We knew we needed to move on before the campground closed at the end of September or we’d be, almost quite literally, orphans in the snow.
Rentals in town were ridiculously astronomical, and apparently nothing was to be had elsewhere. But, just as Mrs Widds went on Craigslist and found our cottage on Widder Island, so too did she find us a house, on a quiet street, with an acre of lawn, (which I’m going to turn into a huge garden next year), and surrounded by mature trees.
This is the view from our front door, and the back – Tree heaven!
The trees, the trees, they stole my heart.
-oOo-
Even though we hauled in whatever we needed from the trailer, the house was so large (three times bigger – at least – than our little cottage on Widder Lake) we felt like two little lost socks in the Washing Machine of Life. Very disconcerting it was, after living so small for so long, (ten years in the cottage) and then smaller still in the RV.
Being on unstable ground for so long, (people with bad knees should not live in a small RV for any length of time – I’d far surpassed by ‘use-by’ date) I could hardly walk by the time we signed the lease and officially moved in, if you could call my hobbling along a ‘walk’. There are steps up to the front porch and off of the balcony at the back. There’s also another set right in the middle of the living room, (don’t ask me why they had to be in that particular spot – it’s a mystery) that lead to the downstairs craft/workshop, the storage room, and Mrs Widds study.
Hobbling up and down all those stairs was hard, painful, time consuming, and exhausting … however, we had our Winter home.

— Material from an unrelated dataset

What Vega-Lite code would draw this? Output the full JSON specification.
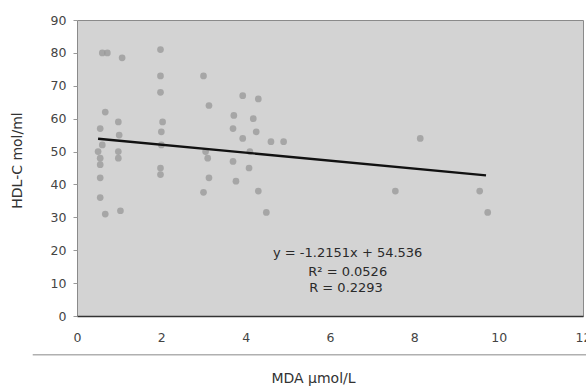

We set up camp in the living room and began to figure out, 1 – how we could afford twice the rent we were used to paying, (which is slowly sorting itself out) and 2 – how we were going to bring up all the rest of our worldly possessions from our storage unit 700 kilometers to the south.
U-Haul, it turned out, was U-seless … their business model only works if there are as many people needing trucks going one way as there are going the other. Unfortunately, all the U-haul trucks of the size we required were in Alberta, (the next province east of us) and weren’t likely to come back any time soon.
After literally weeks of not knowing if we would be able to even do the move this year, let alone before winter set in, a friend of the family, I shall call ‘Sir L’, stepped up to the plate with his 7-ton moving truck.
The catch was, (of course there was a catch, there’s always a catch!) we needed to be at the storage unit to help with the loading … 700 kilometers away.